What if someone applies to use my brand as a TLD?                                       The costs and stringent criteria described above may deter many companies and individuals from applying for a .brand TLD. Moreover, the requirements make it unlikely that a cybersquatter will apply for or be approved to maintain a .brand TLD for a brand in which it has no rights.

Of course, conflicts will arise regarding appropriate ownership of .brand or .whateveryoucanthinkof TLDs. ICANN has put into place procedures that will be used to resolve issues of conflicting or confusing names. Third parties will be able to file both comments and objections to applications. ICANN will publish non-confidential portions of all applications on its website for a 60-day public comment period.

Legal rights holders may file an objection if the applied-for TLD infringes existing legal rights that are recognized or enforceable under generally acceptable and internationally recognized principles of law. Registered or unregistered trademarks can be the basis of an objection.

Filing and adjudicating a dispute will likely cost $10-23,000. The prevailing party’s fees may be refunded. Once filed, the objection process is expected to be relatively quick — ICANN is encouraging decisions by the independent providers who will adjudicate the objections within about two months. Objections will be made public, and if successful, the application will fail.

What next?                                                                                                                   The majority of brand owners will likely not apply for a TLD. Only some brand owners will need to file objections to infringing applications. However, all brand owners will need to pay attention to the process as it develops and enforce their trademark rights once the new TLDs are launched. Consider registering your key brands in priority TLDs owned by third parties. Include new TLDs in your trademark enforcement strategies. Monitor the use of your brands not just in .com, .net and .org, but also .apparel, .shoes, .software, .food and .whateveryoucanthinkof.

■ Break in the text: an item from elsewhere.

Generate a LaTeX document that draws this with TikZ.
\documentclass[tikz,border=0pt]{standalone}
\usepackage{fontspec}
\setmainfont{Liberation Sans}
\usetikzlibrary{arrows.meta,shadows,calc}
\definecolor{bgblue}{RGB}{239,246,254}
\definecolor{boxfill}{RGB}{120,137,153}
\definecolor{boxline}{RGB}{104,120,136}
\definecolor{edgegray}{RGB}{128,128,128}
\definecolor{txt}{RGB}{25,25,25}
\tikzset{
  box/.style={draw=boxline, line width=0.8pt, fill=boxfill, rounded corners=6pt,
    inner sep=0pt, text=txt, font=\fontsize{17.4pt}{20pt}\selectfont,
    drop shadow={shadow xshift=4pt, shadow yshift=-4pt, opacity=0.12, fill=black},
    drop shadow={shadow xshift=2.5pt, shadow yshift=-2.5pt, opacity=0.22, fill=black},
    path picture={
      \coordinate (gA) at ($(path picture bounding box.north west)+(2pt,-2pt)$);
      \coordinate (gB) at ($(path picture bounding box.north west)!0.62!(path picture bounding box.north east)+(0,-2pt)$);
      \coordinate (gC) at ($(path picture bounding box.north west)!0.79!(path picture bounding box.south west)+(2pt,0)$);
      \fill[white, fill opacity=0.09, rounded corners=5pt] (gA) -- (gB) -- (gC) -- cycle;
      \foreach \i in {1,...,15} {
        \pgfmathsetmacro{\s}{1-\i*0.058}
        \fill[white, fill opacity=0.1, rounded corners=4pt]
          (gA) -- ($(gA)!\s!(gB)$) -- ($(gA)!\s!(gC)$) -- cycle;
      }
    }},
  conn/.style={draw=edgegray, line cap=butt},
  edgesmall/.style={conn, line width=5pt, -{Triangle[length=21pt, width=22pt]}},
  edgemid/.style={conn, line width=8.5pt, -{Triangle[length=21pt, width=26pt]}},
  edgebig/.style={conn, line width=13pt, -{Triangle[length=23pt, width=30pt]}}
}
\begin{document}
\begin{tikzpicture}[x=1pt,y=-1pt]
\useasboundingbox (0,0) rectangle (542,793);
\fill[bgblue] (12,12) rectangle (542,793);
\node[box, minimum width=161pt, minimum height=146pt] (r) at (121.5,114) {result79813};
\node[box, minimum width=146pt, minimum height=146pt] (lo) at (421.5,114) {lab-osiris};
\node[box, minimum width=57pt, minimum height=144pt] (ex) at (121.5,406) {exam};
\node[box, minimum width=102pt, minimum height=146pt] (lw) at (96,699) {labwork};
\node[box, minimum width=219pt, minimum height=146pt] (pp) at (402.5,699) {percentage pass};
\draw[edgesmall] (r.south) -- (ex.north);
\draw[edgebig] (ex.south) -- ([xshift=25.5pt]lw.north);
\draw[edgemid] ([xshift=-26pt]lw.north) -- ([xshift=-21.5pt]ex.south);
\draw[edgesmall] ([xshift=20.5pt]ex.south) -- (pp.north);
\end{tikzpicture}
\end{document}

Cybersquatters may begin to target industry or product categories such as .shop, .eat and .shoes. In addition to the current uniform domain name dispute resolution procedure (known as “UDRP”), ICANN plans to launch a new Uniform Rapid Suspension System to apply to all new TLDs. Although minimal details have been revealed to date, this process is expected to be faster and cheaper than the UDRP, but will result only in suspension — not transfer — of the infringing domain. Finally, consider registering your brands with the soon-to-be-developed Trademark Clearinghouse. Again, minimal details have been revealed to date, but the Trademark Clearinghouse is expected to be a centralized database of “validated” trademarks designed to support pre-launch rights protection mechanisms for all the new TLDs.